When John the Baptist went down to the Jordan, people followed. He he washed a lot of old assumptions right out of people’s eyes. In the shock of new seeing we asked him, “What should we do?” His answer just drips with life. “Bear fruit,” he said. “Bear fruit worthy of repentance.”
By telling us to bear fruit, John reveals that the primary task of being alive is to grow, not just as children in school, but always. To multiply our gifts. An apple tree does not produce a single apple then sit back and collect the royalties. It produces enough to keep a family through the winter, and then starts all over again when it bursts into bloom the following spring. If I cling to my fruit, it will only rot. Life is process, says the tree, and as life, I am process, too. I am put here to keep life going, to be delicious, to nourish those who come after me and as long as I do that, there will always be enough.
John, who does not mince words, and who indeed, calls us "a brood of vipers," suggests that most of us are not doing that. He suggests that most of us are more like snakes gone astray than we are like fruit trees. Like people, vipers can be both life giving, shedding their skins and starting fresh, or death dealing, hoarding earth’s treasure to themselves and brushing others aside with their poisonous kiss. The bad reptilian brain was carrying the day in Rome, John said. Don’t go there. Bear fruit. Dare to be a tree.
But the crowds persist, "What then should we do?" And so John built the image more completely.

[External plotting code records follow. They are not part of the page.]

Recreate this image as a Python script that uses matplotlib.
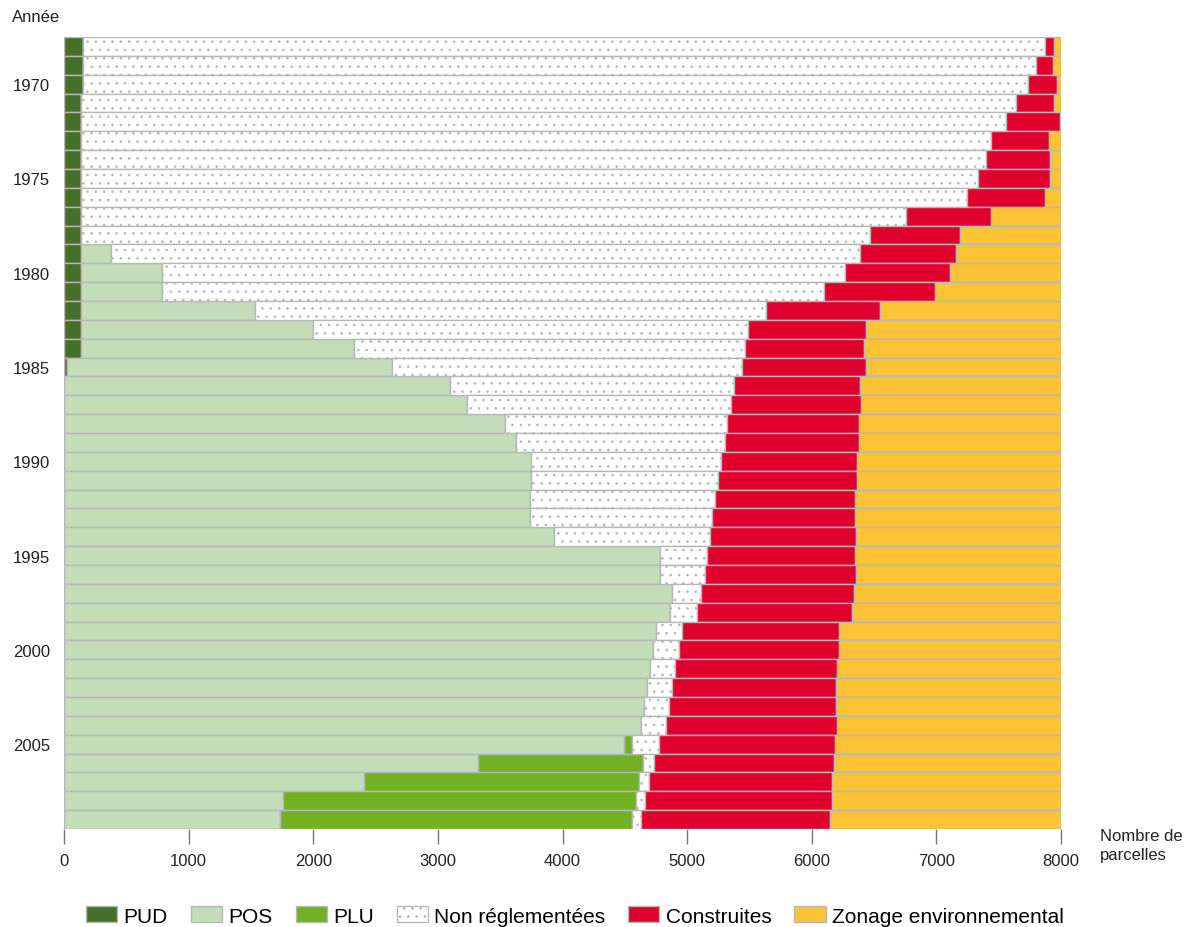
import matplotlib
matplotlib.use("Agg")
import matplotlib.pyplot as plt
import numpy as np
from matplotlib.patches import Patch

plt.rcParams['font.family'] = ['Liberation Sans', 'DejaVu Sans']
plt.rcParams['hatch.color'] = '#4a4a4a'
plt.rcParams['hatch.linewidth'] = 0.7

years = list(range(1968, 2010))
pud = [155, 155, 155] + [140] * 14 + [25] + [0] * 24
pos = [0] * 11 + [238, 649, 649, 1395, 1855, 2186, 2606, 3096, 3230, 3537, 3626,
                  3746, 3746, 3738, 3738, 3930, 4786, 4780, 4876, 4860, 4748, 4724,
                  4700, 4676, 4652, 4630, 4492, 3318, 2404, 1754, 1733]
plu = [0] * 37 + [64, 1329, 2210, 2836, 2828]
non_regl = [7718, 7643, 7584, 7497, 7420, 7297, 7260, 7196, 7102, 6615, 6324, 6006,
            5480, 5309, 4101, 3493, 3138, 2812, 2283, 2125, 1783, 1681, 1529, 1505,
            1483, 1459, 1254, 374, 361, 233, 223, 214, 214, 203, 200, 200, 201, 216,
            85, 80, 72, 72]
construites = [67, 136, 230, 303, 433, 465, 513, 577, 628, 682, 725, 773, 842, 887,
               914, 944, 958, 992, 1011, 1043, 1056, 1069, 1091, 1115, 1126, 1147,
               1168, 1184, 1211, 1232, 1239, 1256, 1280, 1302, 1321, 1345, 1374,
               1414, 1444, 1471, 1503, 1510]
zonage = [60, 66, 31, 60, 7, 98, 87, 87, 130, 563, 811, 843, 889, 1015, 1450, 1568,
          1578, 1565, 1610, 1602, 1624, 1624, 1634, 1634, 1653, 1656, 1648, 1656,
          1648, 1659, 1678, 1782, 1782, 1795, 1803, 1803, 1795, 1814, 1824, 1835,
          1835, 1857]

series = [
    ("PUD", pud, "#476f2a", None),
    ("POS", pos, "#c3ddb8", None),
    ("PLU", plu, "#72b124", None),
    ("Non réglementées", non_regl, "#ffffff", ".."),
    ("Construites", construites, "#e0002d", None),
    ("Zonage environnemental", zonage, "#fbc335", None),
]

xticks = [0, 1000, 2000, 3000, 4000, 5000, 6000, 7000, 8000]
ytick_years = [1970, 1975, 1980, 1985, 1990, 1995, 2000, 2005]

fig = plt.figure(figsize=(11.91, 9.28), dpi=100)
ax = fig.add_axes([64 / 1191, 1 - 830 / 928, (1061 - 64) / 1191, (830 - 38) / 928])

pos_idx = np.arange(len(years))
left = np.zeros(len(years))
handles = []
for name, vals, color, hatch in series:
    vals = np.array(vals, dtype=float)
    ax.barh(pos_idx, vals, left=left, height=1.0, color=color,
            edgecolor='#b8b8b8', linewidth=1.0, hatch=hatch)
    left += vals
    handles.append(Patch(facecolor=color, edgecolor='#b8b8b8', hatch=hatch, label=name))

ax.set_ylim(len(years) - 0.5, -0.5)
ax.set_xlim(0, 8000)
ax.set_yticks([years.index(y) for y in ytick_years])
ax.set_yticklabels([str(y) for y in ytick_years], fontsize=12, color='#222222')
ax.tick_params(axis='y', length=0, pad=10)
ax.set_xticks(xticks)
ax.set_xticklabels([str(x) for x in xticks], fontsize=12, color='#222222')
ax.tick_params(axis='x', length=11, width=1, color='#777777', pad=6)
for s in ['top', 'right', 'bottom']:
    ax.spines[s].set_visible(False)
ax.spines['left'].set_color('#b8b8b8')

fig.text(12 / 1191, 1 - 18 / 928, "Année", fontsize=12, va='center', ha='left', color='#222222')
fig.text(1100 / 1191, 1 - 846 / 928, "Nombre de\nparcelles", fontsize=12, va='center',
         ha='left', color='#222222', linespacing=1.35)

fig.legend(handles=handles, loc='center', bbox_to_anchor=(575 / 1191, 1 - 917 / 928),
           ncol=6, frameon=False, fontsize=15, handlelength=1.5, handleheight=0.8,
           handletextpad=0.3, columnspacing=1.1)

fig.savefig("out.png", dpi=100)
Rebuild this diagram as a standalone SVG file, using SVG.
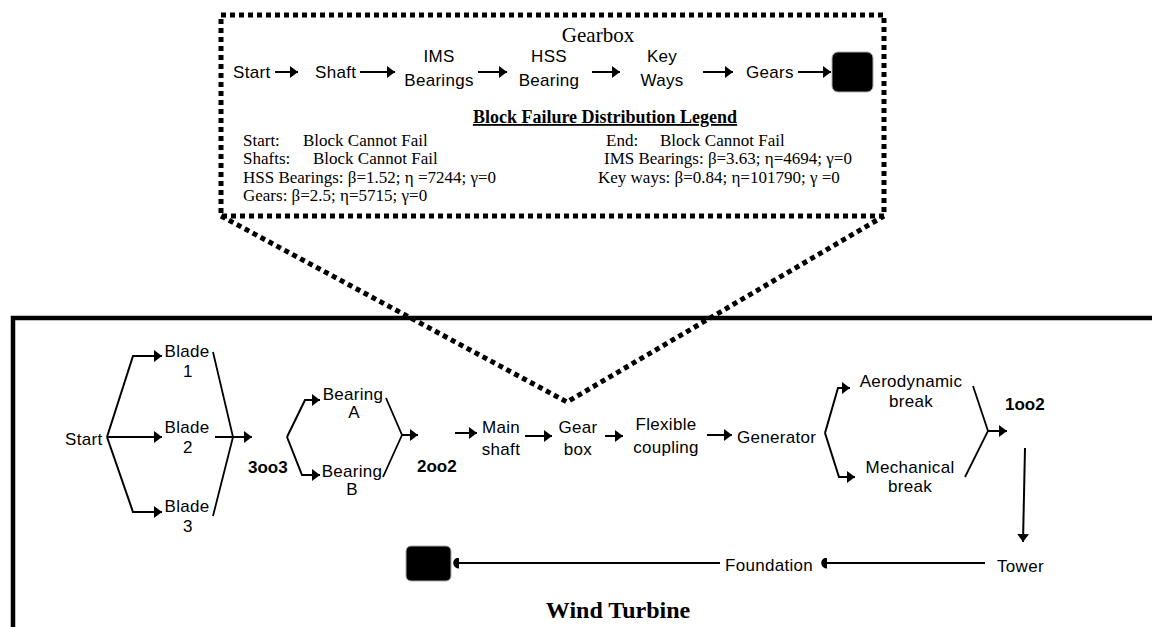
<svg xmlns="http://www.w3.org/2000/svg" width="1152" height="627" viewBox="0 0 1152 627">
<style>
.s{font-family:"Liberation Sans",Arial,sans-serif;font-size:17px;fill:#000;letter-spacing:0.3px}
.b{font-family:"Liberation Sans",Arial,sans-serif;font-size:17px;font-weight:bold;fill:#000}
.t{font-family:"Liberation Serif","Times New Roman",serif;font-size:17px;fill:#000}
.m{text-anchor:middle}
.ln{fill:none;stroke:#000;stroke-width:1.8}
.ar{fill:none;stroke:#000;stroke-width:2;marker-end:url(#ah)}
.ars{fill:none;stroke:#000;stroke-width:2;marker-end:url(#ahs)}
.dot{fill:none;stroke:#000;stroke-width:5;stroke-dasharray:5 4}
.endbox{fill:#000;stroke:#aaa;stroke-width:1}
</style>
<defs>
<marker id="ah" viewBox="0 0 10 10" refX="10" refY="5" markerUnits="userSpaceOnUse" markerWidth="8" markerHeight="12" preserveAspectRatio="none" orient="auto">
<path d="M0,0 L10,5 L0,10 Z" fill="#000"/>
</marker>
<marker id="ahs" viewBox="0 0 10 10" refX="2" refY="5" markerUnits="userSpaceOnUse" markerWidth="6" markerHeight="11" preserveAspectRatio="none" orient="auto">
<path d="M0,0 A10 5 0 0 1 0,10 Z" fill="#000"/>
</marker>
</defs>
<rect width="1152" height="627" fill="#fff"/>

<g id="wind-turbine-frame">
<path d="M13,627 V318 H1152" fill="none" stroke="#000" stroke-width="4.5"/>
<text class="t" x="618" y="618" text-anchor="middle" style="font-size:24px;font-weight:bold">Wind Turbine</text>
</g>
<g id="gearbox-frame">
<rect class="dot" x="221" y="15" width="663" height="201"/>
<polyline class="dot" points="221,216 567,402 884,216"/>
<text class="t" x="598" y="42" text-anchor="middle" style="font-size:21px">Gearbox</text>
</g>

<g id="gb-start"><text class="s" x="233" y="78">Start</text></g>
<g id="gb-shaft"><text class="s" x="315" y="78">Shaft</text></g>
<g id="gb-ims"><text class="s m" x="439" y="62">IMS</text><text class="s m" x="439" y="86">Bearings</text></g>
<g id="gb-hss"><text class="s m" x="549" y="62">HSS</text><text class="s m" x="549" y="86">Bearing</text></g>
<g id="gb-keyways"><text class="s m" x="662" y="62">Key</text><text class="s m" x="662" y="86">Ways</text></g>
<g id="gb-gears"><text class="s" x="746" y="78">Gears</text></g>
<g id="gb-end"><rect class="endbox" x="832" y="52" width="41" height="40" rx="6"/></g>

<g id="legend">
<text class="t" x="605" y="123" text-anchor="middle" style="font-weight:bold;font-size:18px;text-decoration:underline">Block Failure Distribution Legend</text>
<text class="t" x="243" y="146">Start:</text><text class="t" x="303" y="146">Block Cannot Fail</text>
<text class="t" x="243" y="164">Shafts:</text><text class="t" x="313" y="164">Block Cannot Fail</text>
<text class="t" x="243" y="183">HSS Bearings: β=1.52; η =7244; γ=0</text>
<text class="t" x="243" y="201">Gears: β=2.5; η=5715; γ=0</text>
<text class="t" x="606" y="146">End:</text><text class="t" x="660" y="146">Block Cannot Fail</text>
<text class="t" x="604" y="164">IMS Bearings: β=3.63; η=4694; γ=0</text>
<text class="t" x="598" y="183">Key ways: β=0.84; η=101790; γ =0</text>
</g>

<g id="wt-start"><text class="s" x="65" y="445">Start</text></g>
<g id="wt-blade1"><text class="s m" x="187" y="357">Blade</text><text class="s m" x="188" y="377">1</text></g>
<g id="wt-blade2"><text class="s m" x="187" y="433">Blade</text><text class="s m" x="188" y="453">2</text></g>
<g id="wt-blade3"><text class="s m" x="187" y="512">Blade</text><text class="s m" x="188" y="532">3</text></g>
<g id="wt-3oo3"><text class="b" x="248" y="473">3oo3</text></g>
<g id="wt-bearingA"><text class="s m" x="353" y="400">Bearing</text><text class="s m" x="354" y="418">A</text></g>
<g id="wt-bearingB"><text class="s m" x="352" y="477">Bearing</text><text class="s m" x="352" y="495">B</text></g>
<g id="wt-2oo2"><text class="b" x="417" y="472">2oo2</text></g>
<g id="wt-mainshaft"><text class="s m" x="501" y="433">Main</text><text class="s m" x="501" y="455">shaft</text></g>
<g id="wt-gearbox"><text class="s m" x="578" y="433">Gear</text><text class="s m" x="578" y="455">box</text></g>
<g id="wt-coupling"><text class="s m" x="666" y="430">Flexible</text><text class="s m" x="666" y="453">coupling</text></g>
<g id="wt-generator"><text class="s" x="737" y="443">Generator</text></g>
<g id="wt-aero"><text class="s m" x="911" y="387">Aerodynamic</text><text class="s m" x="911" y="407">break</text></g>
<g id="wt-mech"><text class="s m" x="910" y="473">Mechanical</text><text class="s m" x="910" y="492">break</text></g>
<g id="wt-1oo2"><text class="b" x="1005" y="410">1oo2</text></g>
<g id="wt-tower"><text class="s" x="997" y="572">Tower</text></g>
<g id="wt-foundation"><text class="s" x="725" y="571">Foundation</text></g>
<g id="wt-end"><rect class="endbox" x="406" y="546" width="45" height="35" rx="5"/></g>

<g id="connectors">
<path class="ar" d="M275,72 H298"/>
<path class="ar" d="M360,72 H395"/>
<path class="ar" d="M478,72 H507"/>
<path class="ar" d="M592,72 H620"/>
<path class="ar" d="M703,72 H733"/>
<path class="ar" d="M798,72 H831"/>

<path class="ar" d="M107,437 L133,356 H162"/>
<path class="ar" d="M107,437 H162"/>
<path class="ar" d="M107,437 L133,512 H162"/>
<path class="ln" d="M213,352 L233,437 L213,516"/>
<path class="ar" d="M215,437 H252"/>

<path class="ar" d="M287,437 L305,400 H320"/>
<path class="ar" d="M287,437 L302,475 H320"/>
<path class="ln" d="M386,398 L402,435 L383,477"/>
<path class="ar" d="M402,435 H418"/>

<path class="ar" d="M455,433 H477"/>
<path class="ar" d="M525,436 H552"/>
<path class="ar" d="M605,436 H623"/>
<path class="ar" d="M707,435 H732"/>

<path class="ar" d="M825,433 L838,388 H850"/>
<path class="ar" d="M825,433 L839,477 H855"/>
<path class="ln" d="M973,386 L988,431 L965,477"/>
<path class="ar" d="M988,431 H1007"/>

<path class="ar" d="M1025,448 L1023,542"/>
<path class="ars" d="M985,563 H826"/>
<path class="ars" d="M720,563 H458"/>
</g>
</svg>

To be a tree of life, John says, is to understand boundaries. It is to be less restless, to live within our means, to share what we have. ‘Whoever has two coats must share with anyone who has none; and whoever has food must do likewise.’ Even tax-collectors came to be baptized, and they asked him, ‘Teacher, what should we do?’ He said to them, ‘Collect no more than the amount prescribed for you.’ Soldiers also asked him, ‘And we, what should we do?’ He said to them, ‘Do not extort money from anyone by threats or false accusation, and be satisfied with your wages.’ Note, however, that he did not tell them to stop being tax collectors and soldiers. God does not tell us to give up being who we are; God merely invites us to be generous with who we are.
There's a good reason to give things away. When I stop to help another, face to face, like a tree offering fruit to an outstretched hand, I realize that that hand is attached to another person quite as precious as I. When I share my fruit, the other ceases to be an object, a charity case or an uncertain Muslim; he looks into my eyes and, as who I am touches him, and we share stories, he becomes part of my world. Or as the saying goes in Fairbanks, where the winters are bitterly cold and people must stop and help one another on the road lest they freeze and die, “There are no enemies at forty below.”
Repent, says John the Baptist. Bear fruit. Grow until you become that tree that dispenses eternal life. Drink deep of God’s living water. Revel in the skin that God gave you. You can shed the old and still live. Be not afraid. Go out and listen to nature until you are alive with it.